L’arte del lasciar andare

Ricordo ancora, nonostante i 15 anni passati, la sensazione della prima volta in cui vidi mio figlio in braccio alla nonna. Non era semplice gelosia, ma una sensazione viscerale di spazio violato, di segreto divulgato, di qualcosa di intimo e privato che non era più soltanto mio. Dopo mesi in cui solo io sapevo quando aveva il singhiozzo, quale musica lo calmava, come cambiava il suo movimento se camminavo  o se ero in macchina, mesi in cui avevamo costruito un dialogo sussurrato, fatto di mani che si sfioravano, corpi che si percepivano dentro e fuori di me, al di là della vista, in un soffuso mondo di sensazioni e fisicità, ora mio figlio era nel mondo, e il mondo sarebbe entrato in lui. Improvvisamente non mi sentivo più così generosa come quando permettevo un leggero tocco sulla mia pancia perchè anche altri da noi due potessero intuirne i movimenti. Improvvisamente capii che ora la nuova sfida era imparare a lasciarlo andare, o essere condannata ad una vita di difesa del territorio. Una bella lezione per una che non lasciava andare niente, relazioni, oggetti, ricordi… ora potevo sfruttare questa fantastica opportunità, crescere con mio figlio, imparando ad affidarlo alla Vita.
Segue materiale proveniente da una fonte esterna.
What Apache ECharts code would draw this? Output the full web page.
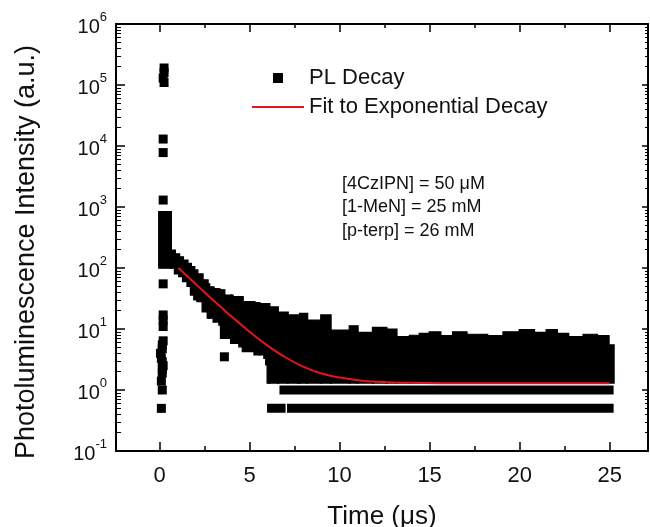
<!DOCTYPE html>
<html>
<head>
<meta charset="utf-8">
<script src="https://cdn.jsdelivr.net/npm/echarts@6/dist/echarts.min.js"></script>
<style>
  html, body { margin: 0; padding: 0; background: #fff; }
  #chart { width: 650px; height: 527px; }
</style>
</head>
<body>
<div id="chart"></div>
<script>
// 时间轴刻度 (µs)
var xMajor = [0, 5, 10, 15, 20, 25];
var xMinor = [2.5, 7.5, 12.5, 17.5, 22.5];
// 对数轴次刻度
var yDecades = [0.1, 1, 10, 100, 1000, 10000, 100000];
var yMantissa = [2, 3, 4, 5, 6, 7, 8, 9];

// 激发脉冲附近的离散点 (t, 强度)
var spikeT = [0.1, 0.15, 0.1, 0.15, 0.15, 0.2, 0.15, 0.1, 0.05, 0.15, 0.15, 0.2, 0.2, 0.2, 0.2, 0.2, 0.25, 0.2, 0.25, 0.25, 0.2, 0.2, 0.2, 3.6];
var spikeV = [0.5, 1.0, 1.4, 1.9, 2.2, 2.5, 2.9, 3.3, 4.0, 4.7, 5.5, 6.4, 11, 14, 17, 55, 1.1e5, 1.3e5, 1.6e5, 1.9e5, 7.8e3, 1.3e4, 1.3e3, 3.5];

// 密集数据区的上下轮廓 (每段从 cloudT[i] 到 cloudT[i+1])
var cloudT = [-0.02, 0.63, 0.85, 1.09, 1.3, 1.55, 1.74, 1.93, 2.1, 2.39, 2.67, 2.76, 3.0, 3.32, 3.41, 3.6, 3.97, 4.06, 4.43, 4.62,
  5.27, 5.55, 5.82, 5.92, 6.0, 6.1, 6.57, 7.12, 7.68, 7.8, 8.2, 8.98, 9.5, 10.56, 11.0, 11.85, 12.6, 13.16, 13.9, 14.45,
  15.0, 15.6, 16.3, 17.05, 18.2, 19.1, 20.0, 20.8, 21.5, 22.07, 22.7, 23.55, 24.3, 24.94, 25.22];
var cloudTop = [840, 197, 170, 153, 135, 119, 105, 93, 80, 64, 55, 49, 46, 44, 44, 36, 36, 34, 34, 28,
  27, 26, 26, 26, 26, 23, 19, 17, 15, 18, 14, 17, 9.6, 11.3, 8.8, 10.6, 10.0, 7.5, 7.9, 8.5,
  9.0, 7.8, 9.0, 8.2, 7.8, 9.0, 9.8, 8.8, 9.8, 8.5, 7.5, 8.2, 7.8, 5.5, 5.5];
var cloudBottom = [99, 99, 80, 72, 60, 50, 36, 30, 28, 19, 15, 15, 13, 11.6, 7.0, 7.0, 5.8, 5.8, 5.1, 4.25,
  3.75, 3.75, 3.3, 2.57, 1.3, 1.3, 1.3, 1.3, 1.3, 1.3, 1.3, 1.3, 1.3, 1.3, 1.3, 1.3, 1.3, 1.3, 1.3, 1.3,
  1.3, 1.3, 1.3, 1.3, 1.3, 1.3, 1.3, 1.3, 1.3, 1.3, 1.3, 1.3, 1.3, 1.3, 1.3];

// 低计数的两行 (强度 1 和 0.5)
var rowOneT = [6.66, 25.22];
var rowHalfT = [5.97, 7.0, 7.08, 25.22];

// 指数拟合曲线
var fitT = [1.05, 1.25, 1.5, 1.75, 2, 2.5, 3, 3.5, 4, 4.5, 5, 6, 7, 8, 9, 10, 11, 12, 14, 16, 20, 25];
var fitV = [100, 88, 75.2, 64.3, 54.8, 40.0, 29.3, 21.6, 16.0, 12.0, 9.0, 5.34, 3.41, 2.40, 1.87, 1.60, 1.45, 1.37, 1.31, 1.295, 1.29, 1.29];

var FONT = "Liberation Sans, Arial, sans-serif";

var chart = echarts.init(document.getElementById("chart"));

function pairs(xs, ys) {
    return xs.map(function(x, i) { return [x, ys[i]]; });
}

var yMinor = [];
yDecades.forEach(function(d) {
    yMantissa.forEach(function(m) { yMinor.push(+(d * m).toPrecision(3)); });
});

// 每个台阶段: [t0, t1, 下沿, 上沿]
var cloudSteps = [];
for (var i = 0; i < cloudT.length - 1; i++) {
    cloudSteps.push([cloudT[i], cloudT[i + 1], cloudBottom[i], cloudTop[i]]);
}

function xAxisBase(pos, ticks, len, main, showLabel) {
    return {
        type: "value", position: pos, min: -2.42, max: 27.13,
        axisLine: { show: main, onZero: false, lineStyle: { color: "#000", width: 2 } },
        axisTick: { show: true, inside: true, length: len, customValues: ticks, lineStyle: { color: "#000", width: 1.5 } },
        axisLabel: { show: showLabel, customValues: ticks, margin: 14, fontSize: 22, color: "#111", fontFamily: FONT },
        splitLine: { show: false }
    };
}

function yAxisBase(pos, showLabel, len, minor) {
    var ax = {
        type: "log", logBase: 10, position: pos, min: 0.1, max: 1e6,
        axisLine: { show: !minor, onZero: false, lineStyle: { color: "#000", width: 2 } },
        axisTick: { show: true, inside: true, length: len, lineStyle: { color: "#000", width: minor ? 1 : 1.5 } },
        axisLabel: {
            show: showLabel, margin: 9,
            formatter: function(v) {
                return "{b|10}{s|" + Math.round(Math.log10(v)) + "}";
            },
            rich: {
                b: { fontSize: 20, lineHeight: 26, verticalAlign: "bottom", color: "#111", fontFamily: FONT },
                s: { fontSize: 13, lineHeight: 13, verticalAlign: "top", color: "#111", fontFamily: FONT }
            }
        },
        splitLine: { show: false }
    };
    if (minor) {
        ax.axisTick.customValues = yMinor;
    }
    return ax;
}

var xAxes = [
    xAxisBase("bottom", xMajor, 9, true, true),
    xAxisBase("bottom", xMinor, 5, false, false),
    xAxisBase("top", xMajor, 8, true, false),
    xAxisBase("top", xMinor, 4, false, false)
];
xAxes[0].name = "Time (μs)";
xAxes[0].nameLocation = "middle";
xAxes[0].nameGap = 53;
xAxes[0].nameTextStyle = { fontSize: 26, color: "#111", fontFamily: FONT };

var yAxes = [
    yAxisBase("left", true, 9, false),
    yAxisBase("left", false, 5, true),
    yAxisBase("right", false, 6, false),
    yAxisBase("right", false, 3, true)
];
yAxes[0].name = "Photoluminescence Intensity (a.u.)";
yAxes[0].nameLocation = "middle";
yAxes[0].nameGap = 76;
yAxes[0].nameTextStyle = { fontSize: 27, color: "#111", fontFamily: FONT, padding: [0, 29, 0, 0] };

chart.setOption({
    animation: false,
    grid: { left: 116, right: 2, top: 24, bottom: 76, outerBoundsMode: "none" },
    legend: {
        orient: "vertical", left: 252, top: 67, padding: 0,
        itemWidth: 52, itemHeight: 10, itemGap: 7,
        textStyle: { fontSize: 22, color: "#111", fontFamily: FONT },
        data: [
            { name: "PL Decay", icon: "path://M0,0M52,10M21,0h10v10h-10z" },
            { name: "Fit to Exponential Decay", icon: "path://M0,0M52,10M0,4h52v2h-52z" }
        ]
    },
    graphic: [{
        type: "text", left: 342, top: 172,
        style: {
            text: "[4CzIPN] = 50 μM\n[1-MeN] = 25 mM\n[p-terp] = 26 mM",
            font: "18px " + FONT, fill: "#111", lineHeight: 23.5
        }
    }],
    xAxis: xAxes,
    yAxis: yAxes,
    series: [
        {
            name: "cloud", type: "custom", silent: true, z: 2,
            data: cloudSteps,
            encode: { x: [0, 1], y: [2, 3] },
            renderItem: function(params, api) {
                var p0 = api.coord([api.value(0), api.value(3)]);
                var p1 = api.coord([api.value(1), api.value(2)]);
                return {
                    type: "rect",
                    shape: { x: p0[0] - 0.5, y: p0[1], width: p1[0] - p0[0] + 1, height: p1[1] - p0[1] },
                    style: { fill: "#000", stroke: "#000", lineWidth: 1.2 }
                };
            }
        },
        {
            name: "rowOne", type: "line", data: pairs(rowOneT, [1, 1]), symbol: "none", silent: true,
            lineStyle: { width: 9, color: "#000", cap: "butt" }, z: 3
        },
        {
            name: "rowHalf", type: "line", symbol: "none", silent: true,
            data: [[rowHalfT[0], 0.5], [rowHalfT[1], 0.5], [rowHalfT[1], "-"], [rowHalfT[2], 0.5], [rowHalfT[3], 0.5]],
            lineStyle: { width: 9, color: "#000", cap: "butt" }, z: 3
        },
        {
            name: "PL Decay", type: "scatter", data: pairs(spikeT, spikeV),
            symbol: "rect", symbolSize: 9, itemStyle: { color: "#000", opacity: 1 }, z: 4
        },
        {
            name: "Fit to Exponential Decay", type: "line", data: pairs(fitT, fitV),
            smooth: 0.4, symbol: "none",
            lineStyle: { width: 2, color: "#e8141c" }, itemStyle: { color: "#e8141c" }, z: 5
        }
    ]
});

window.addEventListener("resize", function() {
    chart.resize();
});
</script>
</body>
</html>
Ma che fatica…. che lacrime vederlo mangiare per la prima volta, sentendo che ormai non gli bastavo più solo io, e che chiunque avrebbe potuto nutrirlo…. e che sensazione di stordimento il primo giorno di asilo, quando mi rifugiai a casa di un’amica con bambina piccola perchè tutto quel vuoto non mi sopraffacesse… E così via, così via, così via, in mille piccoli scogli quotidiani, compreso il lasciarlo correre, arrampicarsi sugli alberi, vederlo essere spericolato guardandolo da lontano, affidandolo al Grande Spirito e cercando di non trasmettergli tutte quelle ansie in cui sono stata cullata nell’infanzia, in tutti quei “non ci riesci” che mi hanno paralizzata per tanto… Con lui potevo lasciar andare, ed inventare un’altra me, la mamma coraggiosa di un figlio libero, e potevo fidarmi perchè lui imparava a fidarsi di se stesso, delle sue capacità e dei suoi limiti, che trovava da solo, per poi tornare da me.

E poi costruisci un mondo di relazioni che ruotano intorno ai tuoi figli, le mamme della scuola, i maestri, altri genitori, il tuo mondo ruota lì intorno, hai ricostruito uno spazio più allargato, ma in cui comunque tu ti muovi, conosci, sai, e i tuoi figli sono ancora dentro di te, solo in uno spazio più grande, meno intimo, certo, ma sempre tuo. Ma queste creature non si fermano, vanno avanti, e iniziano a fare sport, a creare legami diversi, e un giorno capisci che quando sono in campeggio con la nonna creano relazioni con ragazzini che tu non hai mai visto, esiste un mondo di cui tu non fai parte, se non perchè tornano a casa e ti travolgono di racconti. E tu li guardi, divisa tra la nostalgia di quando ti tenevano per mano per la strada e l’orgoglio di vederli diventare individui, perfetti, meravigliosi, completi, e altro da te.

E arriva il giorno del liceo, dei compagni che non conosci, dei professori che vedi la prima volta dopo settimane di scuola, delle materie che lo appassionano e di cui sa già qualcosa più di te, delle prime volte a mangiare la pizza con “loro”… ma chi sono “loro”? Li senti nominare, li vedi fuori da scuola, ma non sono più gli amichetti che venivano a casa a far merenda. Eppure lo guardi, ed è felice, entusiasta, si sta lanciando nel mondo con quel fuoco, quello spirito da coyote che gli avevi augurato… E’ lì, quel giovane guerriero, con quel corpo che si allunga a dismisura, e quello sguardo lanciato nel futuro, e un giorno ti fa ascoltare un gruppo musicale che non hai mai sentito, ti consiglia un libro… e tu hai imparato a lasciar andare. E il premio per entrambi è avergli creato un posto dove tornare, dove può sedersi sul divano e appoggiarti la testa sulle gambe. Un posto dove siamo due persone che si guardano negli occhi, diverse, uniche, irripetibili, ma con un legame speciale che sarà sempre solo nostro.